I’m not criticizing the CPD. Most police officers do a good job and a good cop is pure gold to all of us. It’s sad that drugs are so portable, so profitable, and maybe even to these cops, constitute such a victimless crime.
Crime writers make use constantly of drugs as plot elements—motivation, solution, even simply to characterize a person as a bad guy. It was not always so. Watson did not despise Holmes.
What if we decriminalized drugs? Well, we might achieve this--
Save the billions—yes, billions—that are spent on police, the DEA, prisons, border interdiction, and so on. Maybe this money could be spent on treatment. Or maybe even schools.
Eliminate deaths from adulterated drugs.
Eliminate a LOT of crime. Cop friends tell me that three-quarters of the arrests they make are drug related.
Eviscerate drug cartels and drug-related criminal enterprises.
Protect the thousands of people who will be mugged for drug money.
Make the kids who now “earn” a couple of hundred dollars a day as lookouts think seriously about getting a job.
End the “Amwayization” of drug use. I wish I knew who first came up with this word. It means, of course, that when a person gets a habit he has to go out and convert others to sell to so that he can support his habit.
But, you say, you know people whose lives have been ruined by drugs. Me too, but very frequently by legal drugs. The advantage legal drugs have is that they can be monitored. How about spreading that benefit? In any case, let’s be clear here. Everyone you or I know of who has a problem with drugs has developed that problem under the present laws. Is it possible the laws cause the problem? Two very powerful forces are operating—Amwayization, as mentioned above, and the forbidden fruit syndrome. I would really prefer a world in which children would not feel their normal need to rebel would be served by using drugs.

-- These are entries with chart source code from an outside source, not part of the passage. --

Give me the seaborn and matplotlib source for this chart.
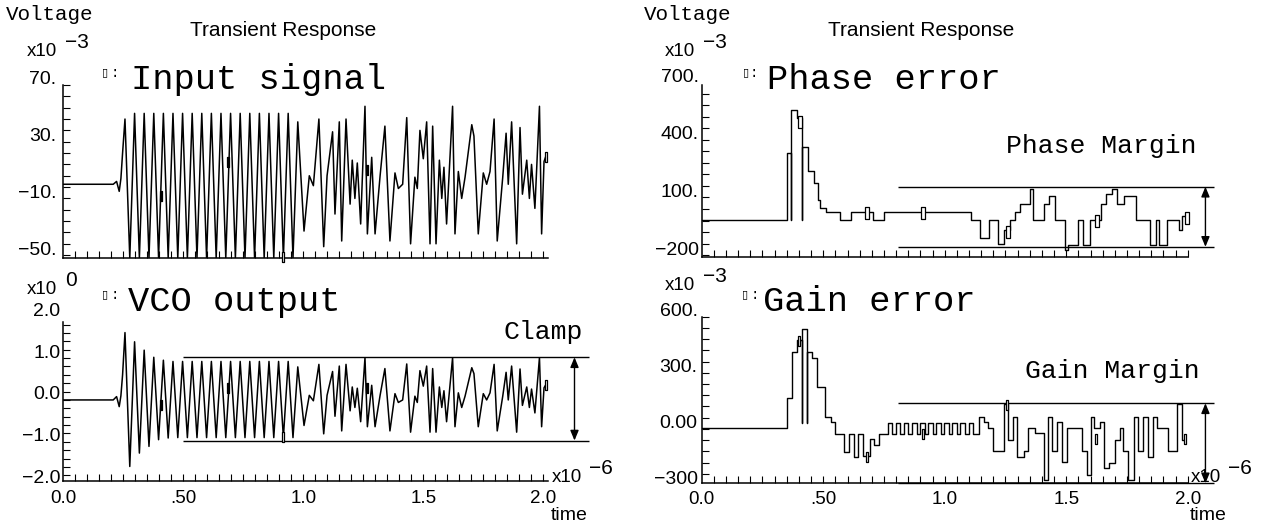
import matplotlib
matplotlib.use("Agg")
import matplotlib.pyplot as plt
import numpy as np
import seaborn as sns

# ---------------------------------------------------------------
# Values. Time in microseconds.
# ---------------------------------------------------------------

# flat part before the loop starts
lead_t = [0.0, 0.208, 0.222, 0.233, 0.240, 0.247]
input_lead = [0, 0, 2, -5, 4, 22]                  # x1e-3 V
vco_lead = [0.0, 0.0, 0.08, -0.16, 0.10, 0.60]     # V

# regular oscillation, alternating peak / trough
osc_t = [0.257, 0.277, 0.297, 0.317, 0.337, 0.357, 0.377, 0.397, 0.417, 0.437,
         0.457, 0.477, 0.497, 0.517, 0.537, 0.557, 0.577, 0.597, 0.617, 0.637,
         0.657, 0.677, 0.697, 0.717, 0.737, 0.757, 0.777, 0.797, 0.817, 0.837,
         0.857, 0.877, 0.897, 0.917, 0.937, 0.957, 0.977]
input_osc = [46, -52, 50, -52, 50, -52, 50, -52, 50, -52,
             50, -52, 50, -52, 50, -52, 50, -52, 50, -52,
             50, -52, 50, -52, 50, -52, 50, -52, 50, -52,
             50, -52, 50, -52, 50, -52, 44]
vco_osc = [1.61, -1.59, 1.39, -1.27, 1.19, -1.11, 1.02, -0.95, 0.95, -0.91,
           0.92, -0.90, 0.92, -0.90, 0.92, -0.90, 0.92, -0.90, 0.92, -0.90,
           0.92, -0.90, 0.92, -0.90, 0.92, -0.90, 0.92, -0.90, 0.92, -0.90,
           0.92, -0.90, 0.92, -0.90, 0.92, -0.90, 0.79]

# irregular part (extremes)
tail_t = [1.003, 1.025, 1.042, 1.065, 1.085, 1.099, 1.122, 1.132, 1.150, 1.160,
          1.178, 1.195, 1.204, 1.215, 1.225, 1.239, 1.257, 1.267, 1.285, 1.299,
          1.320, 1.340, 1.361, 1.382, 1.396, 1.414, 1.431, 1.447, 1.465, 1.475,
          1.486, 1.500, 1.514, 1.528, 1.539, 1.553, 1.567, 1.577, 1.586, 1.597,
          1.622, 1.632, 1.646, 1.660, 1.674, 1.702, 1.711, 1.729, 1.750, 1.764,
          1.778, 1.795, 1.808, 1.831, 1.845, 1.854, 1.868, 1.889, 1.903, 1.913,
          1.931, 1.942, 1.951, 1.965, 1.984, 1.993, 2.003, 2.011]
input_tail = [-33, 6, -1, 46, -44, 6, 37, -21, 44, -40,
              46, -14, 17, -10, 15, -28, 55, -35, 19, -35,
              6, 41, -40, 8, -3, 0, 47, -42, 5, -3,
              38, 18, 44, -42, 41, -42, 17, -10, 12, -28,
              55, -35, 9, -10, 5, 42, 34, -35, 8, 0,
              9, 46, -40, 5, 36, 0, 44, -42, 40, -7,
              17, -10, 14, -17, 55, -35, 16, 20]
vco_tail = [-0.61, 0.11, -0.02, 0.85, -0.81, 0.11, 0.68, -0.39, 0.81, -0.74,
            0.85, -0.26, 0.31, -0.18, 0.28, -0.52, 1.01, -0.64, 0.35, -0.64,
            0.11, 0.75, -0.74, 0.15, -0.06, 0.00, 0.86, -0.77, 0.09, -0.06,
            0.70, 0.33, 0.81, -0.77, 0.75, -0.77, 0.31, -0.18, 0.22, -0.52,
            1.01, -0.64, 0.17, -0.18, 0.09, 0.77, 0.63, -0.64, 0.15, 0.00,
            0.17, 0.85, -0.74, 0.09, 0.66, 0.00, 0.81, -0.77, 0.74, -0.13,
            0.31, -0.18, 0.26, -0.31, 1.01, -0.64, 0.29, 0.37]

# trace markers
input_mark_fill = ([0.406, 0.685, 1.264], [-8, 16, 10])
input_mark_open = ([0.915, 2.011], [-51, 19])
vco_mark_fill = ([0.406, 0.685, 1.264], [-0.12, 0.29, 0.29])
vco_mark_open = ([0.917, 2.011], [-0.88, 0.36])

# phase error, step levels (x1e-3), each level starts at phase_t
phase_t = [0.0, 0.349, 0.369, 0.369, 0.391, 0.411, 0.411, 0.436, 0.462, 0.478,
           0.487, 0.512, 0.571, 0.613, 0.705, 0.752, 1.108, 1.145, 1.183, 1.220,
           1.245, 1.267, 1.289, 1.309, 1.351, 1.365, 1.410, 1.430, 1.452, 1.494,
           1.507, 1.548, 1.569, 1.598, 1.645, 1.665, 1.687, 1.709, 1.737, 1.788,
           1.846, 1.871, 1.880, 1.913, 1.964, 1.977, 1.997]
phase_v = [-18, 333, -18, 556, 512, -18, 364, 239, 173, 87,
           43, 22, -18, 22, -18, 22, -18, -113, -18, -143,
           -70, -18, 22, 66, 142, -18, 66, 107, -18, -174,
           -148, -18, -148, -18, 66, 116, 142, 66, 107, -18,
           -148, -18, -148, -18, -70, 3, 3]
phase_mark = ([0.403, 0.680, 0.911, 1.259, 1.625, 1.997], [495, 17, 17, -78, -21, -9])

# gain error, step levels (x1e-3)
gain_t = [0.0, 0.350, 0.370, 0.391, 0.411, 0.411, 0.432, 0.432, 0.453, 0.473,
          0.507, 0.532, 0.549, 0.587, 0.606, 0.627, 0.644, 0.665, 0.692, 0.710,
          0.731,
          0.768, 0.785, 0.801, 0.818, 0.834, 0.851, 0.867, 0.884, 0.900, 0.917,
          0.933, 0.950, 0.966, 0.983, 0.999, 1.016, 1.032, 1.049, 1.065, 1.082,
          1.098, 1.115,
          1.142, 1.162, 1.180, 1.200, 1.244, 1.262, 1.280, 1.299, 1.326, 1.344,
          1.371, 1.409, 1.426, 1.440, 1.463, 1.481, 1.502, 1.563, 1.584, 1.601,
          1.614, 1.639, 1.657, 1.677, 1.701, 1.721, 1.735, 1.756, 1.779, 1.797,
          1.817, 1.838, 1.858, 1.875, 1.920, 1.957, 1.975, 1.989]
gain_v = [7, 164, 413, 475, 30, 532, 30, 413, 377, 226,
          66, 39, -27, -122, -27, -148, -27, -145, -56, -86,
          -27,
          30, -25, 30, -25, 30, -25, 30, -25, 30, -25,
          30, -25, 30, -25, 30, -25, 30, -25, 30, -25,
          30, -25,
          62, 39, 3, -116, 133, -59, 62, -148, -116, 3,
          -24, -273, 62, -116, 39, -175, 3, -116, -246, 62,
          3, 39, -211, -180, -59, 3, -116, -273, 62, -116,
          62, -148, 62, 3, -116, 133, -59, -59]
gain_mark = ([0.402, 0.679, 0.912, 1.255, 1.621, 1.989], [472, -149, -27, 128, -56, -56])

# limit bands: (start, end, upper, lower, arrow position)
clamp = (0.50, 2.19, 1.02, -0.97, 2.13)
phase_margin = (0.809, 2.11, 156, -157, 2.073)
gain_margin = (0.809, 2.11, 137, -291, 2.073)

# ---------------------------------------------------------------

W, H = 1265, 531
MONO = "Liberation Mono"
SANS = "Liberation Sans"
RECT = [(-0.3, -1), (0.3, -1), (0.3, 1), (-0.3, 1), (-0.3, -1)]

sns.set_style("ticks")
plt.rcParams["font.family"] = [SANS, "DejaVu Sans"]
plt.rcParams.update({"text.color": "black", "axes.edgecolor": "black",
                     "xtick.color": "black", "ytick.color": "black"})


def rect(left, top, right, bottom):
    return [left / W, 1 - bottom / H, (right - left) / W, (bottom - top) / H]


def ftext(fig, x, y, s, **kw):
    fig.text(x / W, 1 - y / H, s, color="black", **kw)


def style_axes(ax, xlim, ylim, yticks):
    ax.set_xlim(*xlim)
    ax.set_ylim(*ylim)
    for side in ["top", "right"]:
        ax.spines[side].set_visible(False)
    for side in ["left", "bottom"]:
        ax.spines[side].set_linewidth(1.1)
        ax.spines[side].set_color("black")
    ax.set_xticks(np.arange(0.05, 2.001, 0.05))
    ax.set_yticks(yticks)
    ax.tick_params(direction="in", length=5, width=0.8, color="black",
                   labelbottom=False, labelleft=False)
    ax.set_xlabel("")
    ax.set_ylabel("")
    ax.patch.set_alpha(0)


def ylabels(ax, vals, texts, dx):
    for v, s in zip(vals, texts):
        ax.annotate(s, xy=(0, v), xycoords=("axes fraction", "data"),
                    xytext=(dx, 5), textcoords="offset pixels",
                    ha="right", va="center", fontsize=14, family=SANS,
                    color="black", annotation_clip=False)


def xlabels(ax, dy):
    for t, s in zip([0.0, 0.5, 1.0, 1.5, 2.0], ["0.0", ".50", "1.0", "1.5", "2.0"]):
        ax.annotate(s, xy=(t, 0), xycoords=("data", "axes fraction"),
                    xytext=(0, dy), textcoords="offset pixels",
                    ha="center", va="center", fontsize=13.5, family=SANS,
                    color="black", annotation_clip=False)


def band(ax, spec):
    t0, t1, hi, lo, ta = spec
    ax.hlines([hi, lo], t0, t1, colors="black", lw=1.0, clip_on=False)
    ax.annotate("", xy=(ta, hi), xytext=(ta, lo), xycoords="data",
                arrowprops=dict(arrowstyle="<|-|>,head_length=0.6,head_width=0.25",
                                color="black", lw=1.0, shrinkA=0, shrinkB=0),
                annotation_clip=False)


def marks(ax, pts, filled, ms=7):
    ax.plot(pts[0], pts[1], linestyle="none", marker=RECT, ms=ms,
            mfc="black" if filled else "white", mec="black", mew=0.9,
            clip_on=False, zorder=5)


fig = plt.figure(figsize=(W / 100, H / 100), dpi=100)
fig.patch.set_facecolor("white")

ax_in = fig.add_axes(rect(63.3, 85, 548.1, 258))
ax_vco = fig.add_axes(rect(63.3, 321.7, 548.1, 480.7))
ax_ph = fig.add_axes(rect(701.7, 85, 1187.7, 257))
ax_gn = fig.add_axes(rect(701.7, 316.7, 1187.7, 483.3))

# traces
sns.lineplot(x=lead_t + osc_t + tail_t, y=input_lead + input_osc + input_tail,
             ax=ax_in, color="black", lw=1.1, sort=False, estimator=None)
sns.lineplot(x=lead_t + osc_t + tail_t, y=vco_lead + vco_osc + vco_tail,
             ax=ax_vco, color="black", lw=1.1, sort=False, estimator=None)
sns.lineplot(x=phase_t, y=phase_v, ax=ax_ph, color="black", lw=1.0,
             sort=False, estimator=None, drawstyle="steps-post")
sns.lineplot(x=gain_t, y=gain_v, ax=ax_gn, color="black", lw=1.0,
             sort=False, estimator=None, drawstyle="steps-post")

style_axes(ax_in, (0, 2.02), (-52, 70), np.arange(-50, 71, 8))
style_axes(ax_vco, (0, 2.02), (-1.93, 1.87), np.arange(-1.8, 1.81, 0.2))
style_axes(ax_ph, (0, 2.0), (-210, 686), np.arange(-200, 686, 60))
style_axes(ax_gn, (0, 2.0), (-291, 600), np.arange(-240, 601, 60))

marks(ax_in, input_mark_fill, True)
marks(ax_in, input_mark_open, False)
marks(ax_vco, vco_mark_fill, True)
marks(ax_vco, vco_mark_open, False)
marks(ax_ph, phase_mark, False, ms=9)
marks(ax_gn, gain_mark, False, ms=7)

band(ax_vco, clamp)
band(ax_ph, phase_margin)
band(ax_gn, gain_margin)

ylabels(ax_in, [70, 30, -10, -50], ["70.", "30.", "\u221210.", "\u221250."], -7)
ylabels(ax_vco, [2, 1, 0, -1, -2], ["2.0", "1.0", "0.0", "\u22121.0", "\u22122.0"], -3)
ylabels(ax_ph, [700, 400, 100, -200], ["700.", "400.", "100.", "\u2212200"], -3)
ylabels(ax_gn, [600, 300, 0, -300], ["600.", "300.", "0.00", "\u2212300"], -4)
xlabels(ax_vco, -18)
xlabels(ax_gn, -16)

# headers
for dx in (0, 638):
    ftext(fig, 6 + dx, 14, "Voltage", family=MONO, fontsize=15, va="center")
    ftext(fig, 283 + dx, 30, "Transient Response", family=SANS, fontsize=15,
          ha="center", va="center")

# axis multipliers
for x0, y0, expo in [(27, 52, "\u22123"), (27, 289, "0"), (665, 52, "\u22123"), (665, 285, "\u22123")]:
    ftext(fig, x0, y0, "x10", family=SANS, fontsize=13.5, va="center")
    ftext(fig, x0 + 38, y0 - 9, expo, family=SANS, fontsize=15, va="center")
for x0 in (552, 1191):
    ftext(fig, x0, 478, "x10", family=SANS, fontsize=13.5, va="center")
    ftext(fig, x0 + 37, 469, "\u22126", family=SANS, fontsize=15, va="center")
    ftext(fig, x0 + 17, 516, "time", family=SANS, fontsize=14, ha="center", va="center")

# trace titles
for bx, cx, tx, yb, title in [(105, 115, 131, 89, "Input signal"),
                              (105, 115, 128, 311, "VCO output"),
                              (746, 754, 767, 89, "Phase error"),
                              (745, 755, 763, 311, "Gain error")]:
    ftext(fig, bx, yb - 17, "\u25af", family="DejaVu Sans", fontsize=8,
          ha="center", va="center")
    ftext(fig, cx, yb - 16, ":", family=MONO, fontsize=10, ha="center", va="center")
    ftext(fig, tx, yb, title, family=MONO, fontsize=25.5, va="baseline")

# band captions
ftext(fig, 583, 332, "Clamp", family=MONO, fontsize=19, ha="right", va="center")
ftext(fig, 1197, 146, "Phase Margin", family=MONO, fontsize=19, ha="right", va="center")
ftext(fig, 1200, 371, "Gain Margin", family=MONO, fontsize=19, ha="right", va="center")

fig.savefig("out.png", dpi=100, facecolor="white")
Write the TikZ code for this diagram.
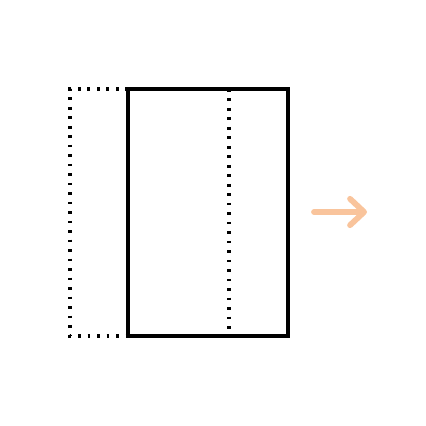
\documentclass[tikz,border=0pt]{standalone}
\usetikzlibrary{arrows.meta}
\definecolor{peach}{HTML}{F9C49C}
\tikzset{
	sheet/.style={line width=2.2pt},
	fold/.style={line width=1.8pt, dash pattern=on 1.5pt off 3.9pt},
	push/.style={peach, line width=3.3pt, line cap=round, -{Straight Barb[length=8pt, width=15pt, round]}}
}
\begin{document}
\begin{tikzpicture}[x=0.02cm, y=-0.02cm]
		\useasboundingbox (0, 0) rectangle (426, 426);

		\coordinate (tl) at (128, 89);
		\coordinate (br) at (288, 336);
		\coordinate (otl) at (70, 89);
		\coordinate (obl) at (70, 336);
		\coordinate (ft) at (229, 89);
		\coordinate (fb) at (229, 336);
		\coordinate (as) at (314, 212);
		\coordinate (ae) at (367, 212);

		\draw[fold] (tl) -- (otl) -- (obl) -- (tl |- obl);
		\draw[fold] (ft) -- (fb);
		\draw[sheet] (tl) rectangle (br);

		\draw[push] (as) -- (ae);

	\end{tikzpicture}
\end{document}
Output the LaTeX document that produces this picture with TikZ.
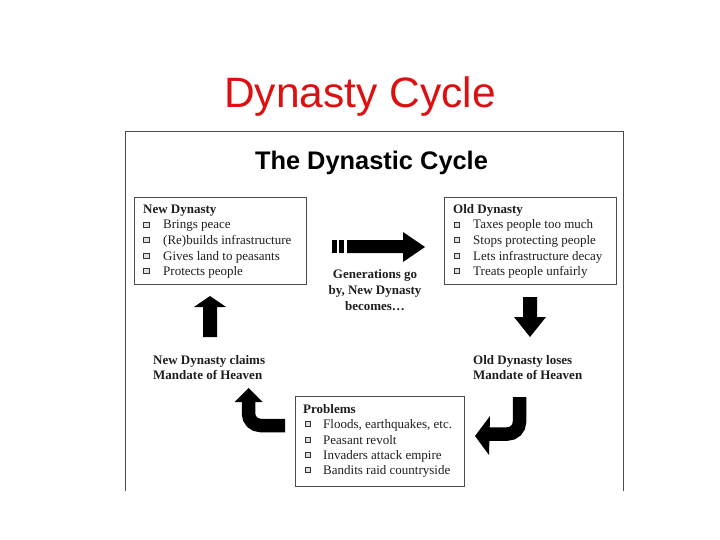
\documentclass[tikz,border=0pt]{standalone}
\usepackage{fontspec}
\setmainfont{Liberation Serif}
\newfontfamily\arialf{Liberation Sans}
\definecolor{titlered}{RGB}{220,16,16}
\definecolor{inkc}{RGB}{30,30,30}
\begin{document}
\begin{tikzpicture}[x=1pt,y=-1pt,
  box/.style={draw=black!70, line width=0.9pt, fill=white, inner sep=0pt},
  txt/.style={anchor=base west, inner sep=0pt, font=\fontsize{13}{15}\selectfont, text=inkc},
  hd/.style={txt, font=\fontsize{13}{15}\selectfont\bfseries},
  lbl/.style={anchor=base, inner sep=0pt, font=\fontsize{13}{15}\selectfont\bfseries, text=inkc},
  lblw/.style={lbl, anchor=base west},
  bul/.style={draw=black!80, fill=black!12, line width=0.9pt, minimum size=5.5pt, inner sep=0pt},
  blk/.style={fill=black},
  bentshaft/.style={draw=black, line width=13.5pt, rounded corners=12pt}]
\useasboundingbox (0,0) rectangle (720,540);

% slide title
\node[anchor=base, inner sep=0pt, font=\arialf\fontsize{42.5}{50}\selectfont, text=titlered] (slidetitle) at (360,108) {Dynasty Cycle};

% frame of the picture
\draw[black!70, line width=1pt] (125,491) -- (125,131.5) -- (623,131.5) -- (623,491);

% inner title
\node[anchor=base, inner sep=0pt, font=\arialf\bfseries\fontsize{25.4}{30}\selectfont] (maintitle) at (371.5,170) {The Dynastic Cycle};

% boxes
\node[box, minimum width=172pt, minimum height=87pt] (newbox) at (220,240.5) {};
\node[box, minimum width=172pt, minimum height=87pt] (oldbox) at (530,240.5) {};
\node[box, minimum width=169pt, minimum height=90pt] (probbox) at (379.5,441) {};

% New Dynasty
\node[hd] (newhd) at (143,214) {New Dynasty};
\node[bul] (nb1) at (146.5,225) {}; \node[txt] (n1) at (163,229) {Brings peace};
\node[bul] (nb2) at (146.5,240) {}; \node[txt] (n2) at (163,244) {(Re)builds infrastructure};
\node[bul] (nb3) at (146.5,256) {}; \node[txt] (n3) at (163,260) {Gives land to peasants};
\node[bul] (nb4) at (146.5,271) {}; \node[txt] (n4) at (163,275) {Protects people};

% Old Dynasty
\node[hd] (oldhd) at (453,214) {Old Dynasty};
\node[bul] (ob1) at (457,225) {}; \node[txt] (o1) at (473,229) {Taxes people too much};
\node[bul] (ob2) at (457,240) {}; \node[txt] (o2) at (473,244) {Stops protecting people};
\node[bul] (ob3) at (457,256) {}; \node[txt] (o3) at (473,260) {Lets infrastructure decay};
\node[bul] (ob4) at (457,271) {}; \node[txt] (o4) at (473,275) {Treats people unfairly};

% Problems
\node[hd] (probhd) at (303,413) {Problems};
\node[bul] (pb1) at (308,424) {}; \node[txt] (p1) at (323,428) {Floods, earthquakes, etc.};
\node[bul] (pb2) at (308,440) {}; \node[txt] (p2) at (323,444) {Peasant revolt};
\node[bul] (pb3) at (308,455) {}; \node[txt] (p3) at (323,459) {Invaders attack empire};
\node[bul] (pb4) at (308,470) {}; \node[txt] (p4) at (323,474) {Bandits raid countryside};

% labels
\node[lbl] (gen1) at (375,278) {Generations go};
\node[lbl] (gen2) at (375,294) {by, New Dynasty};
\node[lbl] (gen3) at (375,310) {becomes\ldots};
\node[lblw] (claim1) at (153,364) {New Dynasty claims};
\node[lblw] (claim2) at (153,379) {Mandate of Heaven};
\node[lblw] (lose1) at (473,364) {Old Dynasty loses};
\node[lblw] (lose2) at (473,379) {Mandate of Heaven};

% right arrow (generations go by)
\fill[blk] (347,240) -- (403,240) -- (403,232) -- (425,247) -- (403,262) -- (403,253) -- (347,253) -- cycle;
\fill[blk] (332,240) rectangle (337,253);
\fill[blk] (339,240) rectangle (344,253);

% down arrow (old dynasty loses mandate)
\fill[blk] (523,297) -- (537,297) -- (537,317) -- (546,317) -- (530,337) -- (514,317) -- (523,317) -- cycle;

% up arrow (new dynasty)
\fill[blk] (203,337) -- (203,307) -- (194,307) -- (210,296) -- (226,307) -- (217,307) -- (217,337) -- cycle;

% bent arrow left of problems
\coordinate (lbA) at (285,425.5);
\coordinate (lbB) at (248.5,425.5);
\coordinate (lbC) at (248.5,401);
\draw[bentshaft] (lbA) -- (lbB) -- (lbC);
\fill[blk] (234.5,402) -- (248.5,388) -- (262.5,402) -- cycle;

% bent arrow right of problems
\coordinate (rbA) at (519.5,397);
\coordinate (rbB) at (519.5,434);
\coordinate (rbC) at (488,434);
\draw[bentshaft] (rbA) -- (rbB) -- (rbC);
\fill[blk] (490,416) -- (475,436) -- (489,455) -- cycle;
\end{tikzpicture}
\end{document}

How bad would decriminalization be? Nobody knows. But in Peru, coca growers are permitted to grow a certain amount for their own use. Coca leaves are brewed as a stimulating drink, somewhat like the way we use coffee and tea. What is a drug, anyway? In some parts of the world, coffee is illegal.
Some good reading:
The economist Milton Friedman wrote a lot about decriminalization. An economic conservative, he was nevertheless in favor of what seems a radical notion. See The War We Are Losing, Hoover Institute Press, 1991. Or Stop Taxing Non-Addicts, Reason Magazine, October 1988, or an interview with him in Newsweek May 1, 1972.
Howard Becker, a well-known sociologist, has had a lot to say about what kind of substances we choose to call drugs. See, for instance, “Drugs: What Are They?” in Aiglet:Atlanta, 2001. He has numerous other articles on the subject. Elsewhere he makes the point that when stronger forms of mind-altering substances arrive in a culture, people don’t know how to use it and it destroys people for a while. Think Hogarth’s Gin Lane. He predicted that people would learn to use the substances that appeared in the sixties more safely, and he was generally right. Stronger forms of a drug are developed, among other reasons, so that they can be hidden in smaller spaces and transported easily.